* _Aim_
Copy exactly the lines from the start of the material through the line with "2, 2, 2, 0, 1];". Pictures stay out of the copy.

* _Information shown_
┄┄┄┄┄┄
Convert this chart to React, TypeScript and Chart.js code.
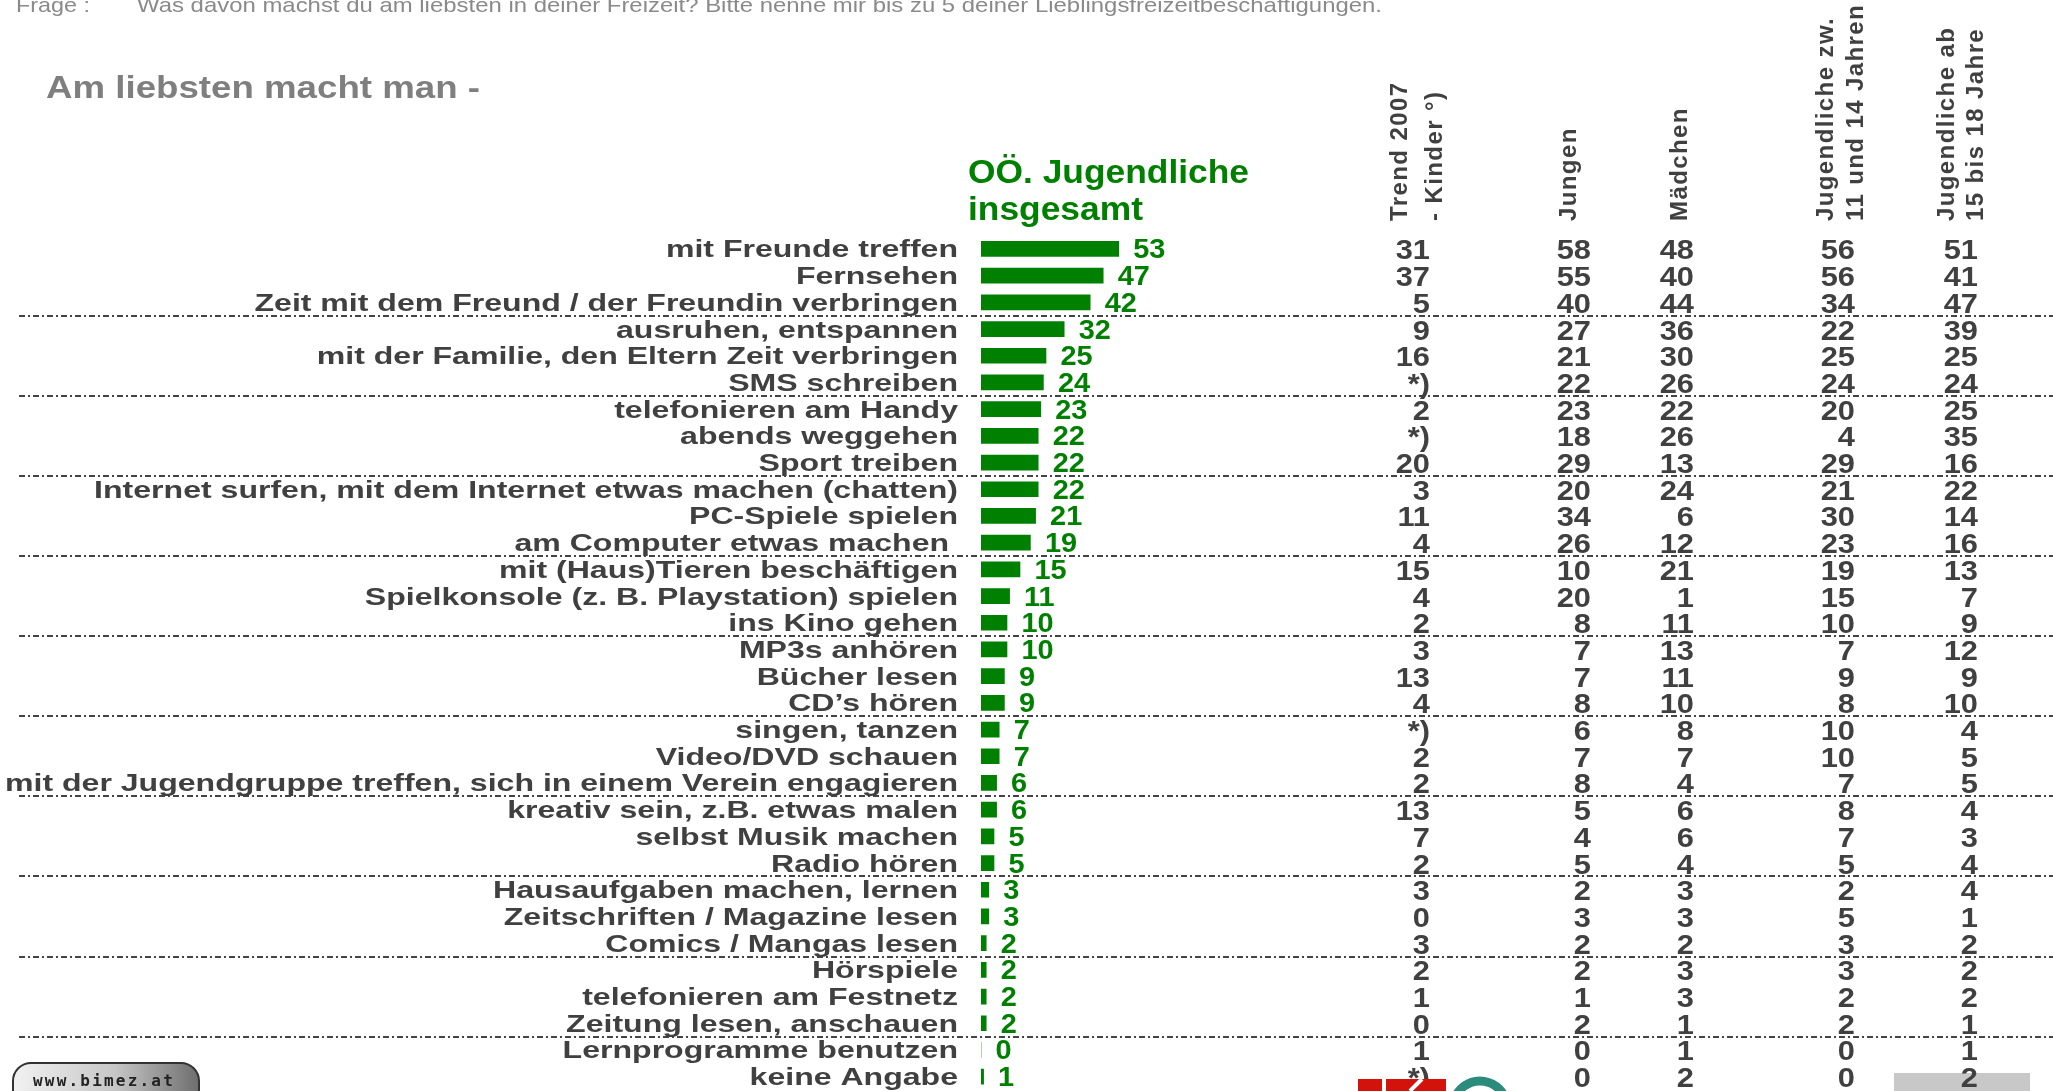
import React, { useEffect, useRef } from "react";
import { Chart, registerables } from "chart.js";

Chart.register(...registerables);

// ---------------- DATA ----------------
const questionPrefix = "Frage :";
const questionText =
  "Was davon machst du am liebsten in deiner Freizeit? Bitte nenne mir bis zu 5 deiner Lieblingsfreizeitbeschäftigungen.";
const chartTitle = "Am liebsten macht man -";
const seriesTitle = ["OÖ. Jugendliche", "insgesamt"];

const categories = [
  "mit Freunde treffen",
  "Fernsehen",
  "Zeit mit dem Freund / der Freundin verbringen",
  "ausruhen, entspannen",
  "mit der Familie, den Eltern Zeit verbringen",
  "SMS schreiben",
  "telefonieren am Handy",
  "abends weggehen",
  "Sport treiben",
  "Internet surfen, mit dem Internet etwas machen (chatten)",
  "PC-Spiele spielen",
  "am Computer etwas machen ",
  "mit (Haus)Tieren beschäftigen",
  "Spielkonsole (z. B. Playstation) spielen",
  "ins Kino gehen",
  "MP3s anhören",
  "Bücher lesen",
  "CD’s hören",
  "singen, tanzen",
  "Video/DVD schauen",
  "mit der Jugendgruppe treffen, sich in einem Verein engagieren",
  "kreativ sein, z.B. etwas malen",
  "selbst Musik machen",
  "Radio hören",
  "Hausaufgaben machen, lernen",
  "Zeitschriften / Magazine lesen",
  "Comics / Mangas lesen",
  "Hörspiele",
  "telefonieren am Festnetz",
  "Zeitung lesen, anschauen",
  "Lernprogramme benutzen",
  "keine Angabe",
];

const totals = [53, 47, 42, 32, 25, 24, 23, 22, 22, 22, 21, 19, 15, 11, 10, 10, 9, 9, 7, 7, 6, 6, 5, 5, 3, 3, 2, 2, 2, 2, 0, 1];

const trend2007 = ["31", "37", "5", "9", "16", "*)", "2", "*)", "20", "3", "11", "4", "15", "4", "2", "3", "13", "4", "*)", "2", "2", "13", "7", "2", "3", "0", "3", "2", "1", "0", "1", "*)"];
const jungen = [58, 55, 40, 27, 21, 22, 23, 18, 29, 20, 34, 26, 10, 20, 8, 7, 7, 8, 6, 7, 8, 5, 4, 5, 2, 3, 2, 2, 1, 2, 0, 0];
const maedchen = [48, 40, 44, 36, 30, 26, 22, 26, 13, 24, 6, 12, 21, 1, 11, 13, 11, 10, 8, 7, 4, 6, 6, 4, 3, 3, 2, 3, 3, 1, 1, 2];
const jugend11bis14 = [56, 56, 34, 22, 25, 24, 20, 4, 29, 21, 30, 23, 19, 15, 10, 7, 9, 8, 10, 10, 7, 8, 7, 5, 2, 5, 3, 3, 2, 2, 0, 0];
const jugend15bis18 = [51, 41, 47, 39, 25, 24, 25, 35, 16, 22, 14, 16, 13, 7, 9, 12, 9, 10, 4, 5, 5, 4, 3, 4, 4, 1, 2, 2, 2, 1, 1, 2];

const columnHeaders = [
  ["Trend 2007", "- Kinder °)"],
  ["Jungen"],
  ["Mädchen"],
  ["Jugendliche zw.", "11 und 14 Jahren"],
  ["Jugendliche ab", "15 bis 18 Jahre"],
];
const footerUrl = "www.bimez.at";

// ---------------- STYLE / LAYOUT ----------------
const W = 2053;
const H = 1091;
const GREEN = "#008000";
const DARK = "#404040";
const SANS = "'Liberation Sans', Arial, Helvetica, sans-serif";
const PLOT_LEFT = 981;
const PX_PER_UNIT = 2.6;
const X_MAX = 100;
const ROW_TOP = 235.6;
const ROW_PITCH = 26.7;
const colRight = [1430, 1591, 1694, 1855, 1978];
const headerCenters = [[1401, 1436], [1570], [1681], [1827, 1857], [1948, 1977]];

function drawText(
  ctx: CanvasRenderingContext2D,
  s: string,
  x: number,
  y: number,
  font: string,
  color: string,
  align: CanvasTextAlign,
  sx: number
) {
  ctx.save();
  ctx.font = font;
  ctx.fillStyle = color;
  ctx.textAlign = align;
  ctx.textBaseline = "alphabetic";
  ctx.translate(x, y);
  ctx.scale(sx, 1);
  ctx.fillText(s, 0, 0);
  ctx.restore();
}

function fitScale(ctx: CanvasRenderingContext2D, s: string, font: string, target: number) {
  ctx.save();
  ctx.font = font;
  const w = ctx.measureText(s).width;
  ctx.restore();
  return w > 0 ? target / w : 1;
}

const decorPlugin = {
  id: "decor",
  beforeDatasetsDraw(chart: any) {
    const ctx: CanvasRenderingContext2D = chart.ctx;
    const y = chart.scales.y;
    const n = categories.length;
    const pitch = (y.bottom - y.top) / n;
    // dash-dot separator lines after every third row
    ctx.save();
    ctx.strokeStyle = "#444444";
    ctx.lineWidth = 2;
    ctx.setLineDash([6, 3, 2, 3]);
    for (let k = 3; k < n - 1; k += 3) {
      const yy = Math.round(y.top + k * pitch);
      ctx.beginPath();
      ctx.moveTo(19, yy);
      ctx.lineTo(W, yy);
      ctx.stroke();
    }
    ctx.restore();

    // bottom-right grey box
    ctx.save();
    ctx.fillStyle = "#c8c8c8";
    ctx.fillRect(1894, 1073, 136, 20);
    ctx.restore();
  },
  afterDraw(chart: any) {
    const ctx: CanvasRenderingContext2D = chart.ctx;
    const yScale = chart.scales.y;

    // question line (cut at top)
    const qFont = `21px ${SANS}`;
    drawText(ctx, questionPrefix, 16, 12, qFont, "#8a8a8a", "left", fitScale(ctx, questionPrefix, qFont, 74));
    drawText(ctx, questionText, 137, 12, qFont, "#8a8a8a", "left", fitScale(ctx, questionText, qFont, 1245));

    // title
    const tFont = `bold 31px ${SANS}`;
    drawText(ctx, chartTitle, 46, 98, tFont, "#7f7f7f", "left", fitScale(ctx, chartTitle, tFont, 434));

    // series title
    const gFont = `bold 33px ${SANS}`;
    const gsx = fitScale(ctx, seriesTitle[0], gFont, 281);
    drawText(ctx, seriesTitle[0], 968, 183, gFont, GREEN, "left", gsx);
    drawText(ctx, seriesTitle[1], 968, 220, gFont, GREEN, "left", gsx);

    // rotated column headers
    const hFont = `bold 24px ${SANS}`;
    ctx.save();
    ctx.font = hFont;
    ctx.fillStyle = DARK;
    ctx.textAlign = "left";
    ctx.textBaseline = "alphabetic";
    columnHeaders.forEach((lines, ci) => {
      lines.forEach((line, li) => {
        ctx.save();
        ctx.translate(headerCenters[ci][li] + 6, 221);
        ctx.rotate(-Math.PI / 2);
        (ctx as any).letterSpacing = "1.4px";
        ctx.fillText(line, 0, 0);
        ctx.restore();
      });
    });
    ctx.restore();

    // category labels
    const lFont = `bold 24px ${SANS}`;
    ctx.save();
    ctx.font = lFont;
    let maxW = 0;
    categories.forEach((c) => {
      maxW = Math.max(maxW, ctx.measureText(c).width);
    });
    ctx.restore();
    const lsx = 953 / maxW;
    categories.forEach((c, i) => {
      const yc = yScale.getPixelForValue(i);
      drawText(ctx, c, 958, yc + 8.5, lFont, DARK, "right", lsx);
    });

    // value labels next to bars
    const meta = chart.getDatasetMeta(0);
    const vFont = `bold 27px ${SANS}`;
    meta.data.forEach((bar: any, i: number) => {
      drawText(ctx, String(totals[i]), bar.x + 14.5, bar.y + 9.5, vFont, GREEN, "left", 1.07);
    });

    // table columns
    const nFont = `bold 28px ${SANS}`;
    const cols = [trend2007, jungen, maedchen, jugend11bis14, jugend15bis18];
    cols.forEach((col, ci) => {
      col.forEach((v: any, i: number) => {
        const yc = yScale.getPixelForValue(i);
        drawText(ctx, String(v), colRight[ci], yc + 10.5, nFont, DARK, "right", 1.1);
      });
    });

    // bottom logo (red block + teal arc)
    ctx.save();
    ctx.fillStyle = "#d3130b";
    ctx.fillRect(1358, 1079, 88, 13);
    ctx.strokeStyle = "#ffffff";
    ctx.lineWidth = 4;
    ctx.beginPath();
    ctx.moveTo(1384, 1079);
    ctx.lineTo(1384, 1091);
    ctx.moveTo(1422, 1079);
    ctx.lineTo(1410, 1091);
    ctx.stroke();
    ctx.strokeStyle = "#2b8c7c";
    ctx.lineWidth = 9;
    ctx.beginPath();
    ctx.arc(1480, 1108, 27, Math.PI * 1.05, Math.PI * 1.95);
    ctx.stroke();
    ctx.restore();

    // www.bimez.at pill
    ctx.save();
    const px = 13, py = 1063, pw = 186, ph = 40, r = 18;
    const grad = ctx.createLinearGradient(px, 0, px + pw, 0);
    grad.addColorStop(0, "#f2f2f2");
    grad.addColorStop(0.55, "#c6c6c6");
    grad.addColorStop(1, "#6e6e6e");
    ctx.beginPath();
    ctx.moveTo(px + r, py);
    ctx.lineTo(px + pw - r, py);
    ctx.arcTo(px + pw, py, px + pw, py + r, r);
    ctx.lineTo(px + pw, py + ph);
    ctx.lineTo(px, py + ph);
    ctx.lineTo(px, py + r);
    ctx.arcTo(px, py, px + r, py, r);
    ctx.closePath();
    ctx.fillStyle = grad;
    ctx.fill();
    ctx.strokeStyle = "#333";
    ctx.lineWidth = 2;
    ctx.stroke();
    ctx.font = `bold 16px 'DejaVu Sans Mono', monospace`;
    (ctx as any).letterSpacing = "2.2px";
    ctx.fillStyle = "#222";
    ctx.textAlign = "left";
    ctx.fillText(footerUrl, 33, 1086);
    ctx.restore();
  },
};

export default function App() {
  const ref = useRef<HTMLCanvasElement | null>(null);
  useEffect(() => {
    if (!ref.current) return;
    const chart = new Chart(ref.current, {
      type: "bar",
      data: {
        labels: categories,
        datasets: [
          {
            data: totals,
            backgroundColor: GREEN,
            barThickness: 15,
            borderWidth: 0,
          },
        ],
      },
      options: {
        indexAxis: "y",
        responsive: false,
        maintainAspectRatio: false,
        animation: false,
        devicePixelRatio: 1,
        layout: {
          padding: {
            top: ROW_TOP,
            bottom: H - ROW_TOP - ROW_PITCH * categories.length,
            left: 0,
            right: W - PLOT_LEFT - X_MAX * PX_PER_UNIT,
          },
        },
        plugins: {
          legend: { display: false },
          tooltip: { enabled: false },
          title: { display: false },
        },
        scales: {
          x: { display: false, min: 0, max: X_MAX },
          y: {
            display: true,
            grid: { display: false, drawTicks: false },
            border: { display: false },
            ticks: { display: false },
            afterFit: (scale: any) => {
              scale.width = PLOT_LEFT;
            },
          },
        },
      } as any,
      plugins: [decorPlugin],
    });
    return () => chart.destroy();
  }, []);
  return (
    <div style={{ position: "absolute", left: 0, top: 0, width: W, height: H, background: "#fff" }}>
      <canvas ref={ref} width={W} height={H} style={{ display: "block", width: W, height: H }} />
    </div>
  );
}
┄┄┄┄┄┄
* _Solution for this problem_
Convert this chart to React, TypeScript and Chart.js code.
import React, { useEffect, useRef } from "react";
import { Chart, registerables } from "chart.js";

Chart.register(...registerables);

// ---------------- DATA ----------------
const questionPrefix = "Frage :";
const questionText =
  "Was davon machst du am liebsten in deiner Freizeit? Bitte nenne mir bis zu 5 deiner Lieblingsfreizeitbeschäftigungen.";
const chartTitle = "Am liebsten macht man -";
const seriesTitle = ["OÖ. Jugendliche", "insgesamt"];

const categories = [
  "mit Freunde treffen",
  "Fernsehen",
  "Zeit mit dem Freund / der Freundin verbringen",
  "ausruhen, entspannen",
  "mit der Familie, den Eltern Zeit verbringen",
  "SMS schreiben",
  "telefonieren am Handy",
  "abends weggehen",
  "Sport treiben",
  "Internet surfen, mit dem Internet etwas machen (chatten)",
  "PC-Spiele spielen",
  "am Computer etwas machen ",
  "mit (Haus)Tieren beschäftigen",
  "Spielkonsole (z. B. Playstation) spielen",
  "ins Kino gehen",
  "MP3s anhören",
  "Bücher lesen",
  "CD’s hören",
  "singen, tanzen",
  "Video/DVD schauen",
  "mit der Jugendgruppe treffen, sich in einem Verein engagieren",
  "kreativ sein, z.B. etwas malen",
  "selbst Musik machen",
  "Radio hören",
  "Hausaufgaben machen, lernen",
  "Zeitschriften / Magazine lesen",
  "Comics / Mangas lesen",
  "Hörspiele",
  "telefonieren am Festnetz",
  "Zeitung lesen, anschauen",
  "Lernprogramme benutzen",
  "keine Angabe",
];

const totals = [53, 47, 42, 32, 25, 24, 23, 22, 22, 22, 21, 19, 15, 11, 10, 10, 9, 9, 7, 7, 6, 6, 5, 5, 3, 3, 2, 2, 2, 2, 0, 1];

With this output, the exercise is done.